I feel bad getting mad at him for messing, but it's sooooo frustrating when he does it after being out!
Oh, I know how frustrating that is!!!!! We had a beagle and she suddenly became epileptic last November. Along with that came separation anxiety. If we left the room for too long she'd mess. She'd bark in the middle of the night to come be with us (but she couldn't sleep with us because she has aggression issues--it's a pack thing.)
We'd leave the house for an hour and then I'd spend 45 minutes cleaning up after her when we came back with a baby crying for my attention. It was so much to handle, but I did because I loved her. Then she bit Roger. And I had to realize that I could not take care of a sick dog and protect my baby from an aggressive dog too and be sane at the end of the day.
People told me I was nuts for keeping her as long as I did.
You'll know when it is time. I miss her a lot somedays, but I remind myself that I did everything I could for her ($1000 trips to the behaviorist vet--yeah I did that; $50/month anti-epileptic food, $100/month anti-epileptic meds--I did it) and that we gave her a good home while we could. She was only 4 years old.
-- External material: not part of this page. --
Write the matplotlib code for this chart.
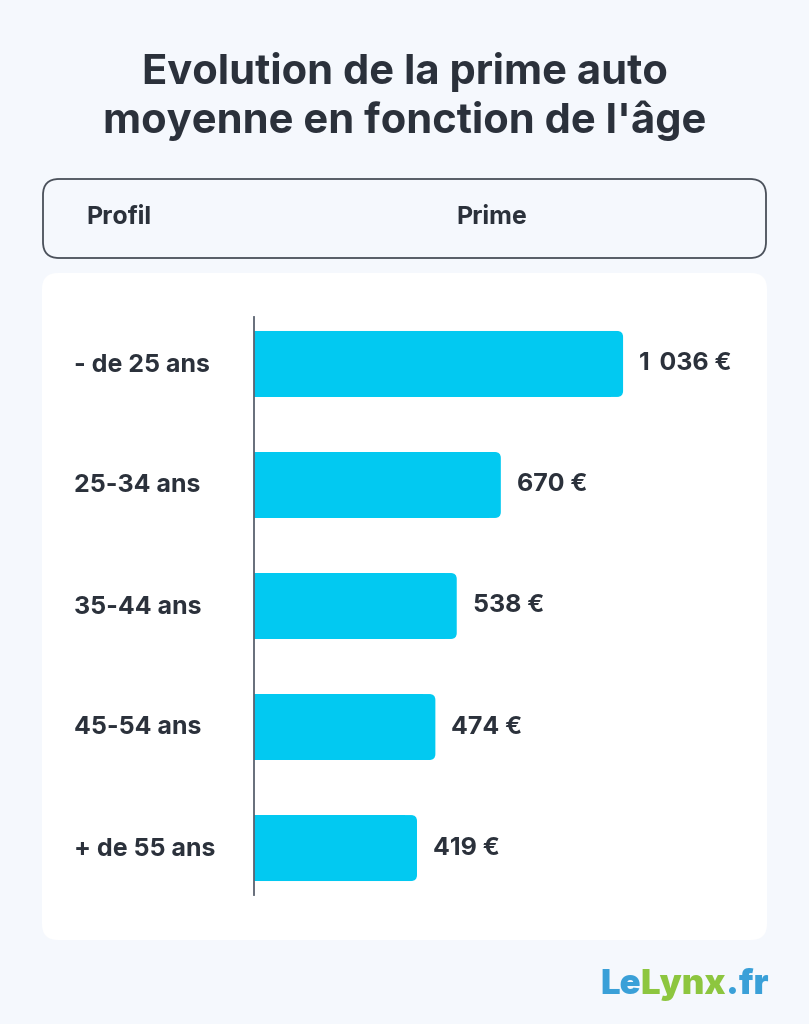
import matplotlib.pyplot as plt
from matplotlib.patches import FancyBboxPatch

# data
profils = ['- de 25 ans', '25-34 ans', '35-44 ans', '45-54 ans', '+ de 55 ans']
primes = [1036, 670, 538, 474, 419]
base = -69  # bars start below zero on the source chart

W, H = 809, 1024
bg = '#F5F8FD'
dark = '#2B313B'
bar_color = '#02C9F1'

plt.rcParams['font.family'] = ['Inter', 'DejaVu Sans']

fig = plt.figure(figsize=(W / 100, H / 100), dpi=100, facecolor=bg)


def fx(x):
    return x / W


def fy(y):
    return 1 - y / H


def box(x0, y0, x1, y1, r, **kw):
    # rounded box in pixel coords (y from top)
    p = FancyBboxPatch((fx(x0), fy(y1)), fx(x1 - x0), (y1 - y0) / H,
                       boxstyle='round,pad=0,rounding_size=%f' % (r / W),
                       mutation_aspect=W / H, transform=fig.transFigure, **kw)
    fig.patches.append(p)


# title
fig.text(0.5, fy(72), 'Evolution de la prime auto', ha='center', va='center',
         fontsize=30, fontweight='bold', color=dark)
fig.text(0.5, fy(121), "moyenne en fonction de l'âge", ha='center', va='center',
         fontsize=30, fontweight='bold', color=dark)

# header box
box(43, 179, 766, 258, 16, facecolor=bg, edgecolor='#4A505A', linewidth=1.3)
fig.text(fx(86), fy(218), 'Profil', ha='left', va='center', fontsize=18,
         fontweight='bold', color=dark)
fig.text(fx(456), fy(218), 'Prime', ha='left', va='center', fontsize=18,
         fontweight='bold', color=dark)

# white card
box(42, 273, 767, 940, 16, facecolor='white', edgecolor='none')

# bar axes
ax_l, ax_r, ax_t, ax_b = 254, 767, 317, 895
ax = fig.add_axes([fx(ax_l), fy(ax_b), fx(ax_r - ax_l), (ax_b - ax_t) / H])
ax.set_zorder(2)
ax.set_facecolor('none')
px_per_unit = 0.334
ax.set_xlim(base, base + (ax_r - ax_l) / px_per_unit)
ax.set_ylim(4.388, -0.388)

bar_h = 0.545
r_x = 6 / px_per_unit
aspect = px_per_unit / 121.0
for i, v in enumerate(primes):
    ax.barh(i, v - base - r_x * 2, left=base, height=bar_h, color=bar_color, linewidth=0)
    ax.add_patch(FancyBboxPatch((base, i - bar_h / 2), v - base, bar_h,
                                boxstyle='round,pad=0,rounding_size=%f' % r_x,
                                mutation_aspect=aspect, facecolor=bar_color,
                                edgecolor='none'))
    ax.text(v + 16 / px_per_unit, i, '{:,}'.format(v).replace(',', '\u2009 ') + ' €',
            ha='left', va='center', fontsize=18, fontweight='bold', color=dark)
    fig.text(fx(74), fy(365 + 121 * i), profils[i], ha='left', va='center',
             fontsize=18, fontweight='bold', color=dark)

for s in ['top', 'right', 'bottom']:
    ax.spines[s].set_visible(False)
ax.spines['left'].set_color('#5A6270')
ax.spines['left'].set_linewidth(1.3)
ax.set_xticks([])
ax.set_yticks([])

# logo
parts = [('Le', '#3AA0D8'), ('Lynx', '#8DC63F'), ('.fr', '#3AA0D8')]
fig.canvas.draw()
r = fig.canvas.get_renderer()
x = 600
for txt, col in parts:
    t = fig.text(fx(x), fy(985), txt, ha='left', va='center', fontsize=25,
                 fontweight='black', color=col)
    x += t.get_window_extent(r).width

fig.savefig('out.png', dpi=100, facecolor=bg)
Sorry for hijacking the thread.
Oh I love my dogs but if they bit my baby, there'd be no choice. We had a chow mix at my Mom's that got increasingly more aggressive as he got older and then he TRIED to bite my niece, luckily I got her out of the way in time. She and I were giving out biscuits to the dogs (I think there were about 5 at the time) and he tried to basically take her hand off because she was giving a biscuit to a different dog. As sad as it was, he had to get put to sleep the next day because it was just too dangerous.